◆ **Exercise description**: Images are not part of the copy; transcribe all the data exactly.

◆ **Collected data**:
:::::

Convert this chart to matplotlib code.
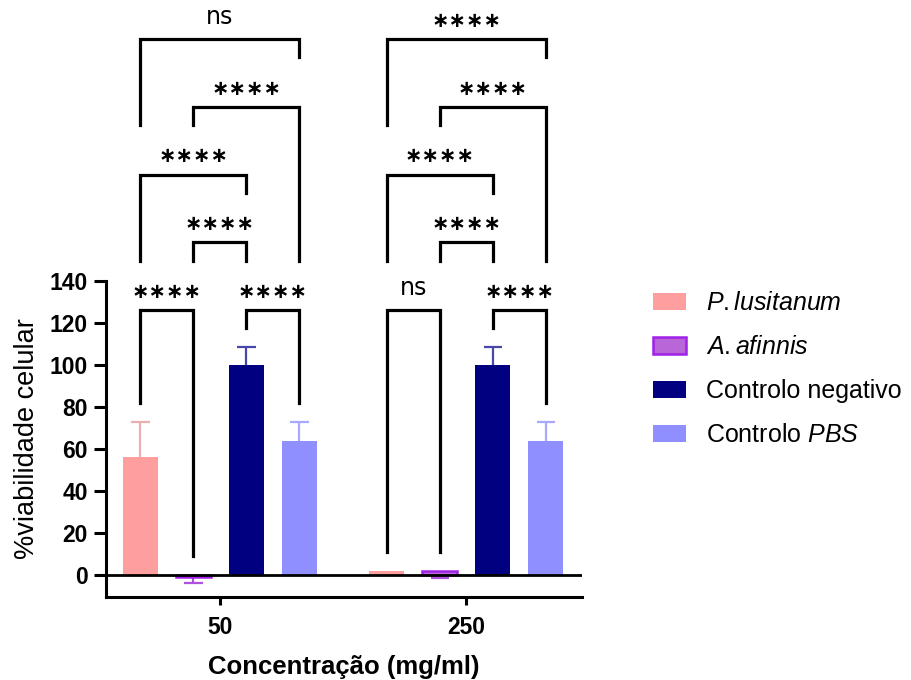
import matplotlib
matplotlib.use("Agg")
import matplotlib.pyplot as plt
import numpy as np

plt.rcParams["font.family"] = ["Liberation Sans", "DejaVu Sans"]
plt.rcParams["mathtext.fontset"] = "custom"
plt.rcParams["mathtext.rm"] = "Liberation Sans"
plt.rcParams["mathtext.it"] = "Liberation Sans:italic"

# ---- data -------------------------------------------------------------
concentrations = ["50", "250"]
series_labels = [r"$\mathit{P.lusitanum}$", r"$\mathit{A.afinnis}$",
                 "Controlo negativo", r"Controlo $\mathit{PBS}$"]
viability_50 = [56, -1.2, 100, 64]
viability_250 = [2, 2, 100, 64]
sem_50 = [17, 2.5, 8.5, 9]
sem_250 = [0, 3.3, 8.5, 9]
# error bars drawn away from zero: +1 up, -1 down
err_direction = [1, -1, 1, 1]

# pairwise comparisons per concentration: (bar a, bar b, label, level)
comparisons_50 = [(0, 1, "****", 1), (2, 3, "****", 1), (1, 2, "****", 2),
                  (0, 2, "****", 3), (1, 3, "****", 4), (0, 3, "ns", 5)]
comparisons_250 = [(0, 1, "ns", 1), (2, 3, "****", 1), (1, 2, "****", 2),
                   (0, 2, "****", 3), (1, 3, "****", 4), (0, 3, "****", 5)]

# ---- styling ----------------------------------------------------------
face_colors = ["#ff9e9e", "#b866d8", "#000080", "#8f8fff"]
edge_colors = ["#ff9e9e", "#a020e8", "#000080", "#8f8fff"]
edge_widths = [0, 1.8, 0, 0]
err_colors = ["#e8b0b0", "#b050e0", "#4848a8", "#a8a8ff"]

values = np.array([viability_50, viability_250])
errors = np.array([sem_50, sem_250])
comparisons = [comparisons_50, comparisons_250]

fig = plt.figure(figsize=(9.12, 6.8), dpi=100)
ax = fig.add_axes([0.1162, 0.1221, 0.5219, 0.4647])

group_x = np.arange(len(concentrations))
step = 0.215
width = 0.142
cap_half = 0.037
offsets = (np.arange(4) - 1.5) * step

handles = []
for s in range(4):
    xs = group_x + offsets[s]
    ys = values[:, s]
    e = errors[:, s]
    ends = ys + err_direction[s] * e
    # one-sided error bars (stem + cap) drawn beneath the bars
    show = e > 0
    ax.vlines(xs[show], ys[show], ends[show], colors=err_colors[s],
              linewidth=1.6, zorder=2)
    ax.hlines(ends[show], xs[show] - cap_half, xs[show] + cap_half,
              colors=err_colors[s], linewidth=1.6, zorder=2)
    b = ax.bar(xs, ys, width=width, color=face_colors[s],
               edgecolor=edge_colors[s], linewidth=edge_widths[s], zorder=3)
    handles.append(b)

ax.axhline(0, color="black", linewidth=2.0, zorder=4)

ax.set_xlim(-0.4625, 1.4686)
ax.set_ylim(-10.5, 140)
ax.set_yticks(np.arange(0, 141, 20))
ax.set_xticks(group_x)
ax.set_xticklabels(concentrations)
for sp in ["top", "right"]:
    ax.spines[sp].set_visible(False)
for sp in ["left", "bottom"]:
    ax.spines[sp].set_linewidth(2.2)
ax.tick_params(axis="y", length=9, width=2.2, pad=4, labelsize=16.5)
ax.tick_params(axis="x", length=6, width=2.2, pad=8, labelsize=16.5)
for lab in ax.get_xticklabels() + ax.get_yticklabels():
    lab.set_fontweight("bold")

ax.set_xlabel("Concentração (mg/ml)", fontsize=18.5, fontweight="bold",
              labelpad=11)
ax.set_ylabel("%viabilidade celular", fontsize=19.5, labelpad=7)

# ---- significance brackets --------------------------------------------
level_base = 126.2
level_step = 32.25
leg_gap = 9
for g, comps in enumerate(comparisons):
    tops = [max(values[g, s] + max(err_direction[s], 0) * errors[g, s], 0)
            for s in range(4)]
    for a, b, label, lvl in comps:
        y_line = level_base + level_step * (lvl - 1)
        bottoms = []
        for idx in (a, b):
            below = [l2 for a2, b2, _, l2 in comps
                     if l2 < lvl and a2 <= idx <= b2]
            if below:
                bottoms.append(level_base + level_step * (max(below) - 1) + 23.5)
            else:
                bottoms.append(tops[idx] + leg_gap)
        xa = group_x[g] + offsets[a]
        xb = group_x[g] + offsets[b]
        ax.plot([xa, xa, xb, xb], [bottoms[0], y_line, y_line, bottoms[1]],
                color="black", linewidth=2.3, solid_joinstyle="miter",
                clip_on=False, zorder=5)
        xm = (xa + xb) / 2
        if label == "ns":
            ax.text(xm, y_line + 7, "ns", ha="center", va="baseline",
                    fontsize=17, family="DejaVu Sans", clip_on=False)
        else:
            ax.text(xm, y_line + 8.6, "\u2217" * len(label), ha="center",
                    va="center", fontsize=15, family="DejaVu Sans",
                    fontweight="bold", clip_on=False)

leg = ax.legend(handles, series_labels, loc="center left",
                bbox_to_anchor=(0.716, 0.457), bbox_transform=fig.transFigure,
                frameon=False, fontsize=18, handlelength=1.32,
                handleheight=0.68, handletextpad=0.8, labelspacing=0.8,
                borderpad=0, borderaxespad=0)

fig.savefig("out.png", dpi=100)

:::::

◆ **Expected answer**:
Convert this chart to matplotlib code.
import matplotlib
matplotlib.use("Agg")
import matplotlib.pyplot as plt
import numpy as np

plt.rcParams["font.family"] = ["Liberation Sans", "DejaVu Sans"]
plt.rcParams["mathtext.fontset"] = "custom"
plt.rcParams["mathtext.rm"] = "Liberation Sans"
plt.rcParams["mathtext.it"] = "Liberation Sans:italic"

# ---- data -------------------------------------------------------------
concentrations = ["50", "250"]
series_labels = [r"$\mathit{P.lusitanum}$", r"$\mathit{A.afinnis}$",
                 "Controlo negativo", r"Controlo $\mathit{PBS}$"]
viability_50 = [56, -1.2, 100, 64]
viability_250 = [2, 2, 100, 64]
sem_50 = [17, 2.5, 8.5, 9]
sem_250 = [0, 3.3, 8.5, 9]
# error bars drawn away from zero: +1 up, -1 down
err_direction = [1, -1, 1, 1]

# pairwise comparisons per concentration: (bar a, bar b, label, level)
comparisons_50 = [(0, 1, "****", 1), (2, 3, "****", 1), (1, 2, "****", 2),
                  (0, 2, "****", 3), (1, 3, "****", 4), (0, 3, "ns", 5)]
comparisons_250 = [(0, 1, "ns", 1), (2, 3, "****", 1), (1, 2, "****", 2),
                   (0, 2, "****", 3), (1, 3, "****", 4), (0, 3, "****", 5)]

# ---- styling ----------------------------------------------------------
face_colors = ["#ff9e9e", "#b866d8", "#000080", "#8f8fff"]
edge_colors = ["#ff9e9e", "#a020e8", "#000080", "#8f8fff"]
edge_widths = [0, 1.8, 0, 0]
err_colors = ["#e8b0b0", "#b050e0", "#4848a8", "#a8a8ff"]

values = np.array([viability_50, viability_250])
errors = np.array([sem_50, sem_250])
comparisons = [comparisons_50, comparisons_250]

fig = plt.figure(figsize=(9.12, 6.8), dpi=100)
ax = fig.add_axes([0.1162, 0.1221, 0.5219, 0.4647])

group_x = np.arange(len(concentrations))
step = 0.215
width = 0.142
cap_half = 0.037
offsets = (np.arange(4) - 1.5) * step

handles = []
for s in range(4):
    xs = group_x + offsets[s]
    ys = values[:, s]
    e = errors[:, s]
    ends = ys + err_direction[s] * e
    # one-sided error bars (stem + cap) drawn beneath the bars
    show = e > 0
    ax.vlines(xs[show], ys[show], ends[show], colors=err_colors[s],
              linewidth=1.6, zorder=2)
    ax.hlines(ends[show], xs[show] - cap_half, xs[show] + cap_half,
              colors=err_colors[s], linewidth=1.6, zorder=2)
    b = ax.bar(xs, ys, width=width, color=face_colors[s],
               edgecolor=edge_colors[s], linewidth=edge_widths[s], zorder=3)
    handles.append(b)

ax.axhline(0, color="black", linewidth=2.0, zorder=4)

ax.set_xlim(-0.4625, 1.4686)
ax.set_ylim(-10.5, 140)
ax.set_yticks(np.arange(0, 141, 20))
ax.set_xticks(group_x)
ax.set_xticklabels(concentrations)
for sp in ["top", "right"]:
    ax.spines[sp].set_visible(False)
for sp in ["left", "bottom"]:
    ax.spines[sp].set_linewidth(2.2)
ax.tick_params(axis="y", length=9, width=2.2, pad=4, labelsize=16.5)
ax.tick_params(axis="x", length=6, width=2.2, pad=8, labelsize=16.5)
for lab in ax.get_xticklabels() + ax.get_yticklabels():
    lab.set_fontweight("bold")

ax.set_xlabel("Concentração (mg/ml)", fontsize=18.5, fontweight="bold",
              labelpad=11)
ax.set_ylabel("%viabilidade celular", fontsize=19.5, labelpad=7)

# ---- significance brackets --------------------------------------------
level_base = 126.2
level_step = 32.25
leg_gap = 9
for g, comps in enumerate(comparisons):
    tops = [max(values[g, s] + max(err_direction[s], 0) * errors[g, s], 0)
            for s in range(4)]
    for a, b, label, lvl in comps:
        y_line = level_base + level_step * (lvl - 1)
        bottoms = []
        for idx in (a, b):
            below = [l2 for a2, b2, _, l2 in comps
                     if l2 < lvl and a2 <= idx <= b2]
            if below:
                bottoms.append(level_base + level_step * (max(below) - 1) + 23.5)
            else:
                bottoms.append(tops[idx] + leg_gap)
        xa = group_x[g] + offsets[a]
        xb = group_x[g] + offsets[b]
        ax.plot([xa, xa, xb, xb], [bottoms[0], y_line, y_line, bottoms[1]],
                color="black", linewidth=2.3, solid_joinstyle="miter",
                clip_on=False, zorder=5)
        xm = (xa + xb) / 2
        if label == "ns":
            ax.text(xm, y_line + 7, "ns", ha="center", va="baseline",
                    fontsize=17, family="DejaVu Sans", clip_on=False)
        else:
            ax.text(xm, y_line + 8.6, "\u2217" * len(label), ha="center",
                    va="center", fontsize=15, family="DejaVu Sans",
                    fontweight="bold", clip_on=False)

leg = ax.legend(handles, series_labels, loc="center left",
                bbox_to_anchor=(0.716, 0.457), bbox_transform=fig.transFigure,
                frameon=False, fontsize=18, handlelength=1.32,
                handleheight=0.68, handletextpad=0.8, labelspacing=0.8,
                borderpad=0, borderaxespad=0)

fig.savefig("out.png", dpi=100)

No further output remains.